The Air Force wants manna from Heaven.
The Air Force is interested in extremely rapid resupply:
The space infrastructure company Sierra Space announced Oct. 3 it has secured backing from the U.S. Air Force Research Laboratory (AFRL) to advance its “Ghost” spacecraft, a system designed to deliver cargo from space to any location on Earth in under 90 minutes.
Known for developing space habitats and vehicles like the Dream Chaser spaceplane, Sierra Space won a contract of undisclosed value as part of the AFRL’s Rocket Experimentation for Global Agile Logistics (REGAL) program. The Air Force is exploring the potential of space vehicles to rapidly transport critical supplies from orbital warehouses back to Earth. This could include reusable reentry vehicles capable of delivering payloads from prepositioned stocks in orbit.
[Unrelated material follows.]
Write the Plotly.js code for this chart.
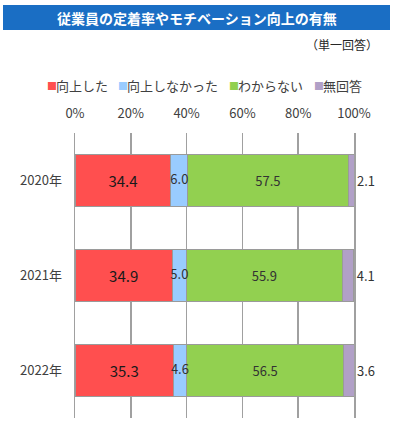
<!DOCTYPE html>
<html>
<head>
<meta charset="utf-8">
<script src="https://cdn.plot.ly/plotly-3.0.1.min.js"></script>
<style>
html,body{margin:0;padding:0;background:#fff;}
#chart{width:394px;height:425px;}
</style>
</head>
<body>
<div id="chart"></div>
<script>
const years = ["2020年", "2021年", "2022年"];
const seriesNames = ["向上した", "向上しなかった", "わからない", "無回答"];
const improved = [34.4, 34.9, 35.3];
const notImproved = [6.0, 5.0, 4.6];
const unknown = [57.5, 55.9, 56.5];
const noAnswer = [2.1, 4.1, 3.6];
const xTickVals = [0, 20, 40, 60, 80, 100];
const xTickText = ["0%", "20%", "40%", "60%", "80%", "100%"];
const chartTitle = "従業員の定着率やモチベーション向上の有無";
const note = "（単一回答）";

const colors = ["#FF4F4F", "#99CCFF", "#92D050", "#B1A0C7"];
const FONT = "Noto Sans CJK JP, Noto Sans, sans-serif";
const values = [improved, notImproved, unknown, noAnswer];
const textSizes = [15, 13, 13, 13];
const textColors = ["#1a1a1a", "#333333", "#333333", "#333333"];

const traces = values.map((v, i) => ({
  type: "bar",
  orientation: "h",
  name: seriesNames[i],
  y: years,
  x: v,
  text: i === 1 ? v.map(() => "") : v.map(n => n.toFixed(1)),
  textposition: i === 3 ? "outside" : "inside",
  insidetextanchor: "middle",
  constraintext: "none",
  cliponaxis: false,
  textfont: {family: FONT, size: textSizes[i], color: textColors[i]},
  insidetextfont: {family: FONT, size: textSizes[i], color: textColors[i]},
  outsidetextfont: {family: FONT, size: textSizes[i], color: textColors[i]},
  marker: {color: colors[i], line: {color: "#9a9a9a", width: 1}},
  hoverinfo: "none"
}));

// labels of the narrow "向上しなかった" segments, drawn on top so they are not covered
traces.push({
  type: "scatter",
  mode: "text",
  y: years,
  x: notImproved.map((v, k) => improved[k] + v / 2),
  text: notImproved.map(n => n.toFixed(1)),
  textposition: "middle center",
  textfont: {family: FONT, size: 13, color: "#333333"},
  cliponaxis: false,
  hoverinfo: "none",
  showlegend: false
});

// plot area: x 75..354, y 133..418
const px = x => (x - 75) / 279;
const py = y => (418 - y) / 285;

// legend drawn with annotations
const legendX = [45, 116, 227, 312];
const annotations = [];
seriesNames.forEach((n, i) => {
  annotations.push({
    xref: "paper", yref: "paper", x: px(legendX[i]), y: py(86),
    xanchor: "left", yanchor: "middle", showarrow: false,
    text: "■", font: {family: FONT, size: 10, color: colors[i]}
  });
  annotations.push({
    xref: "paper", yref: "paper", x: px(legendX[i] + 9), y: py(86),
    xanchor: "left", yanchor: "middle", showarrow: false,
    text: n, font: {family: FONT, size: 13, color: "#404040"}
  });
});
annotations.push({
  xref: "paper", yref: "paper", x: px(196.5), y: py(17.5),
  xanchor: "center", yanchor: "middle", showarrow: false,
  text: "<b>" + chartTitle + "</b>", font: {family: FONT, size: 14, color: "#ffffff"}
});
annotations.push({
  xref: "paper", yref: "paper", x: px(380), y: py(45),
  xanchor: "right", yanchor: "middle", showarrow: false,
  text: note, font: {family: FONT, size: 12, color: "#262626"}
});

const layout = {
  width: 394, height: 425,
  margin: {l: 75, r: 40, t: 133, b: 7, pad: 0},
  paper_bgcolor: "#ffffff", plot_bgcolor: "#ffffff",
  barmode: "stack",
  bargap: 0.45,
  showlegend: false,
  font: {family: FONT, color: "#404040"},
  xaxis: {
    side: "top", range: [0, 100], fixedrange: true,
    tickvals: xTickVals, ticktext: xTickText,
    showgrid: true, gridcolor: "#a0a0a0", gridwidth: 1.5,
    zeroline: false, showline: false,
    ticks: "outside", ticklen: 9, tickcolor: "rgba(0,0,0,0)",
    tickfont: {family: FONT, size: 13, color: "#404040"}
  },
  yaxis: {
    autorange: "reversed", fixedrange: true,
    showgrid: false, zeroline: false,
    showline: true, mirror: true, linecolor: "#a0a0a0", linewidth: 1.5,
    ticks: "outside", ticklen: 9, tickcolor: "rgba(0,0,0,0)",
    tickfont: {family: FONT, size: 13, color: "#404040"}
  },
  shapes: [{
    type: "rect", xref: "paper", yref: "paper",
    x0: px(3), x1: px(390), y0: py(30), y1: py(5),
    fillcolor: "#1A6EC4", line: {width: 0}, layer: "below"
  }],
  annotations: annotations
};

Plotly.newPlot("chart", traces, layout, {displayModeBar: false, staticPlot: true});
</script>
</body>
</html>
Oh FFS. We'll spend money to put supplies in space so we can get it to Earth quickly? And we'll either know what we'll need or put lots in orbit to cover any contingency? The reasons given for why we might need that capability are BS. Not even SpaceX makes that cost effective.
And it is interesting that the Air Force is seeking a mission that you'd think Space Force should have--if it made sense. Which it doesn't. It isn't just the Army that the Air Force jealously guards its turf from.
Yes, yes, I know Space Force is officially within the Department of the Air Force. Yet the Air Force was once a part of the Army. The Air Force apparently wants to nip any future problems in the bud by not making an Army-like problem that exacerbates different priorities for air power.
Any mission that requires 90 minutes to resupply--with a tiny amount of supplies that a reentry vehicle could carry--is already doomed. Spend the money on C-17s.